◆ Exercise directions:
Transcribe everything in the data word for word. Pictures are left out.

◆ Given data:
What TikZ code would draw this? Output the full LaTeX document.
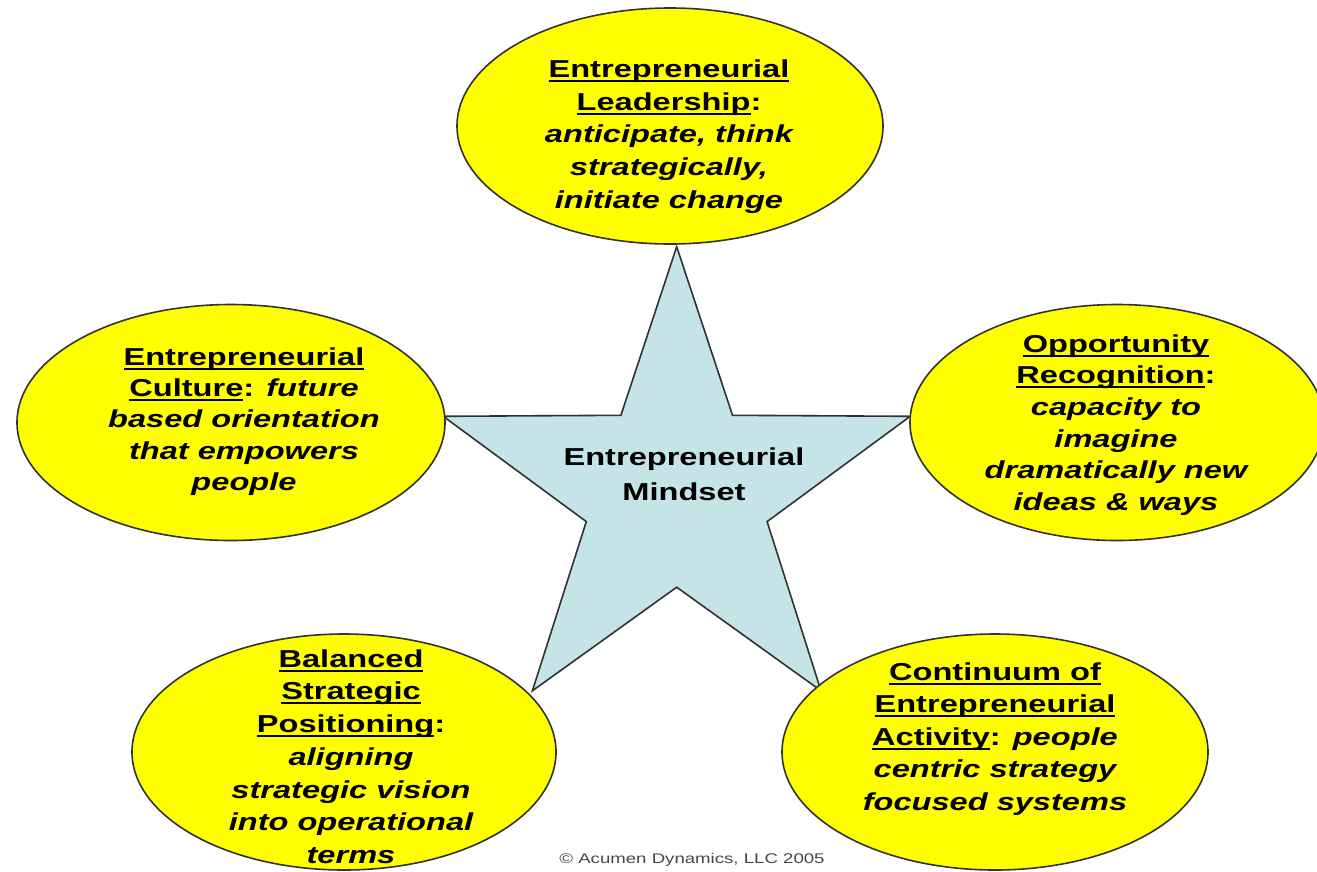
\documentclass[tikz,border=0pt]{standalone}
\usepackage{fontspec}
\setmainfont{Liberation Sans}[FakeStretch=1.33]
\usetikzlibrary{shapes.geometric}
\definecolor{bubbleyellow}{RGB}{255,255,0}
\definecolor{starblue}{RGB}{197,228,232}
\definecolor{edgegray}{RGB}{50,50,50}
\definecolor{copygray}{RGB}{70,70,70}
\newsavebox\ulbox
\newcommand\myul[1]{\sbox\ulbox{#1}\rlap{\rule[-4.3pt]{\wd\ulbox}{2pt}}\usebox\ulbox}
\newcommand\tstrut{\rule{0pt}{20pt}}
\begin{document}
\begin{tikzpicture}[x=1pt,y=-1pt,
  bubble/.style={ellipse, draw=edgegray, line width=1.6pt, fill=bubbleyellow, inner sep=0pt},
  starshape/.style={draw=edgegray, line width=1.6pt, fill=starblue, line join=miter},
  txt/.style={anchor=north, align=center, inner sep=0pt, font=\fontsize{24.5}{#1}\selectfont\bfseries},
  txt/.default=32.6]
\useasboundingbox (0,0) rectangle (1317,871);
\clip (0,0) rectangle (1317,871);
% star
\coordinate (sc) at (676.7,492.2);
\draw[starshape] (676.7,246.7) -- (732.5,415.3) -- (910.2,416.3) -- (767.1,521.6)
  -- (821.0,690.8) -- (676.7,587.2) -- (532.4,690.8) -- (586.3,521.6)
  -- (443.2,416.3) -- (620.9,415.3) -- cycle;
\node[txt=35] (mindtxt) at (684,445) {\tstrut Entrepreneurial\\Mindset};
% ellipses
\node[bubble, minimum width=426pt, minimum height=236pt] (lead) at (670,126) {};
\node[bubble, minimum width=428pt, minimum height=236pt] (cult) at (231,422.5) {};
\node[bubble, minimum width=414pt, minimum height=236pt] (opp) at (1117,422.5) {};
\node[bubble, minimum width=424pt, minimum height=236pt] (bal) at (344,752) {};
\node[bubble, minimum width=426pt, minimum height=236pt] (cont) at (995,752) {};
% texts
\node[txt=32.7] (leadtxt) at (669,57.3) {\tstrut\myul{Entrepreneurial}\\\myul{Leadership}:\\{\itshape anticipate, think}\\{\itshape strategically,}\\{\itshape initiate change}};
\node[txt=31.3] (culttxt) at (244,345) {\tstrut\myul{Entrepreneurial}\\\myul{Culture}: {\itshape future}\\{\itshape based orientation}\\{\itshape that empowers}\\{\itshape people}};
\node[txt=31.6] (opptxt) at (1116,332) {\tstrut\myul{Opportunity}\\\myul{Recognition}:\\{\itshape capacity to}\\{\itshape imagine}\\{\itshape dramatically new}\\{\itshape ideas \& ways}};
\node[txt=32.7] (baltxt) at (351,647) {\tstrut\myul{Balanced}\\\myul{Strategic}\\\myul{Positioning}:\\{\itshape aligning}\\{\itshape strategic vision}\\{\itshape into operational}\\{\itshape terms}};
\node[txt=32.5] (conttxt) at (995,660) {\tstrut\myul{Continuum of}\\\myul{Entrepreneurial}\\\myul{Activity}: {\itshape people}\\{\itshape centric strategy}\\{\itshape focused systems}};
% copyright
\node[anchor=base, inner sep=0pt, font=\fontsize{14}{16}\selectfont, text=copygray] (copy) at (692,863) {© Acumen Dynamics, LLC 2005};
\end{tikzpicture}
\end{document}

◆ Solved exercise:
What TikZ code would draw this? Output the full LaTeX document.
\documentclass[tikz,border=0pt]{standalone}
\usepackage{fontspec}
\setmainfont{Liberation Sans}[FakeStretch=1.33]
\usetikzlibrary{shapes.geometric}
\definecolor{bubbleyellow}{RGB}{255,255,0}
\definecolor{starblue}{RGB}{197,228,232}
\definecolor{edgegray}{RGB}{50,50,50}
\definecolor{copygray}{RGB}{70,70,70}
\newsavebox\ulbox
\newcommand\myul[1]{\sbox\ulbox{#1}\rlap{\rule[-4.3pt]{\wd\ulbox}{2pt}}\usebox\ulbox}
\newcommand\tstrut{\rule{0pt}{20pt}}
\begin{document}
\begin{tikzpicture}[x=1pt,y=-1pt,
  bubble/.style={ellipse, draw=edgegray, line width=1.6pt, fill=bubbleyellow, inner sep=0pt},
  starshape/.style={draw=edgegray, line width=1.6pt, fill=starblue, line join=miter},
  txt/.style={anchor=north, align=center, inner sep=0pt, font=\fontsize{24.5}{#1}\selectfont\bfseries},
  txt/.default=32.6]
\useasboundingbox (0,0) rectangle (1317,871);
\clip (0,0) rectangle (1317,871);
% star
\coordinate (sc) at (676.7,492.2);
\draw[starshape] (676.7,246.7) -- (732.5,415.3) -- (910.2,416.3) -- (767.1,521.6)
  -- (821.0,690.8) -- (676.7,587.2) -- (532.4,690.8) -- (586.3,521.6)
  -- (443.2,416.3) -- (620.9,415.3) -- cycle;
\node[txt=35] (mindtxt) at (684,445) {\tstrut Entrepreneurial\\Mindset};
% ellipses
\node[bubble, minimum width=426pt, minimum height=236pt] (lead) at (670,126) {};
\node[bubble, minimum width=428pt, minimum height=236pt] (cult) at (231,422.5) {};
\node[bubble, minimum width=414pt, minimum height=236pt] (opp) at (1117,422.5) {};
\node[bubble, minimum width=424pt, minimum height=236pt] (bal) at (344,752) {};
\node[bubble, minimum width=426pt, minimum height=236pt] (cont) at (995,752) {};
% texts
\node[txt=32.7] (leadtxt) at (669,57.3) {\tstrut\myul{Entrepreneurial}\\\myul{Leadership}:\\{\itshape anticipate, think}\\{\itshape strategically,}\\{\itshape initiate change}};
\node[txt=31.3] (culttxt) at (244,345) {\tstrut\myul{Entrepreneurial}\\\myul{Culture}: {\itshape future}\\{\itshape based orientation}\\{\itshape that empowers}\\{\itshape people}};
\node[txt=31.6] (opptxt) at (1116,332) {\tstrut\myul{Opportunity}\\\myul{Recognition}:\\{\itshape capacity to}\\{\itshape imagine}\\{\itshape dramatically new}\\{\itshape ideas \& ways}};
\node[txt=32.7] (baltxt) at (351,647) {\tstrut\myul{Balanced}\\\myul{Strategic}\\\myul{Positioning}:\\{\itshape aligning}\\{\itshape strategic vision}\\{\itshape into operational}\\{\itshape terms}};
\node[txt=32.5] (conttxt) at (995,660) {\tstrut\myul{Continuum of}\\\myul{Entrepreneurial}\\\myul{Activity}: {\itshape people}\\{\itshape centric strategy}\\{\itshape focused systems}};
% copyright
\node[anchor=base, inner sep=0pt, font=\fontsize{14}{16}\selectfont, text=copygray] (copy) at (692,863) {© Acumen Dynamics, LLC 2005};
\end{tikzpicture}
\end{document}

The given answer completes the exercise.